Liquidmetal has experience producing many different components used in medical devices. Designers have utilized the precision of the molding process and the outstanding mechanical properties of Liquidmetal to meet the stringent requirements of their products.
Before any material contacting human tissue can be used in a medical device, it must be evaluated to ensure that the chemical make up of the material does not cause damage to cells within the body. Liquidmetal has gone through several biocompatibility tests to confirm it is suitable for surgical instruments.
Liquidmetal has been working with many of the major medical device companies in the United States, with several prototype parts assembled into surgical equipment.
These are the parts at the end of the instrument that are interfacing with human tissue during a surgery. They need to be strong and durable to perform their task and they have intricate features requiring high precision. Examples of these parts are Jaws, Staple Anvils, and Clip Appliers. When used in minimally invasive surgeries, they enter the body through incisions as small as 5mm, so these are powerful parts in a small package.
Designers come to us looking for an alternative method of manufacturing these components to reduce cost. Common methods they want to replace are CNC Machining and Powder Metal Injection Molding (MIM). CNC machining is very costly and time consuming. MIM parts can be inconsistent and many times they need extensive machining to meet specification after molding. The precision of Liquidmetal injection molding can reduce or eliminate costly CNC processes and provide the features you need directly from the mold.

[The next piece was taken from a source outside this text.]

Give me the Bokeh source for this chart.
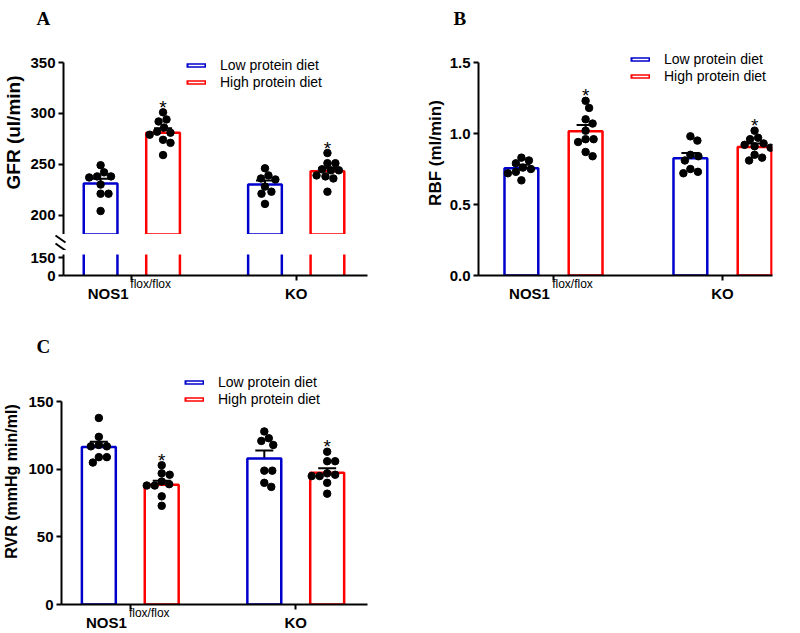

Liquidmetal also has the mechanical properties to meet and exceed the performance of materials that are commonly used today. It is stronger and harder than both Stainless Steel and Titanium, and it has these properties right out of the mold, without heat treating. Liquidmetal also molds with a smooth surface finish, so additional polishing or coatings are not necessary.
Non tissue contacting components within the handle of a device are also good candidate parts for Liquidmetal. Compact strength is needed in a tight package for levers, gears, and rack and pinons. With Liquidmetal, you can mold levers within the contoured geometry of a handle to fit the form of an aesthetically pleasing hand. Gear teeth can be molded directly into a drive mechanism without any complicated machining, and the surface finish is so good, that you can avoid grinding, polishing or coatings to get a nice smooth and predictable function.
Molding with Liquidmetal also allows you to combine multiple parts into one. Let’s say you need a pinion. Rather than making a gear and press fitting a pin into it, you can mold both components together to improve the strength and improve the precision of its concentricity. It’s not uncommon to replace a plastic part either to increase the strength and durability.
Bezels and Housing
Liquidmetal is more durable and cosmetically pleasing than a molded plastic. It can be molded into complex contoured geometries like a plastic, and it cannot be dented. That is a feature of being an amorphous metal. Liquidmetal is also very hard, which is desirable for scratch resistance. It is a non-magnetic alloy, making it suitable for use in an MRI environment.
There is also a big advantage to molding housings that contain electronics and optical components. These housings would be very expensive to machine out of a block of raw material. Liquidmetal can mold all the features in one step with the precision to properly align to mating components. Liquidmetal can also be over-molded with plastic and Silicon for applications that have such requirements.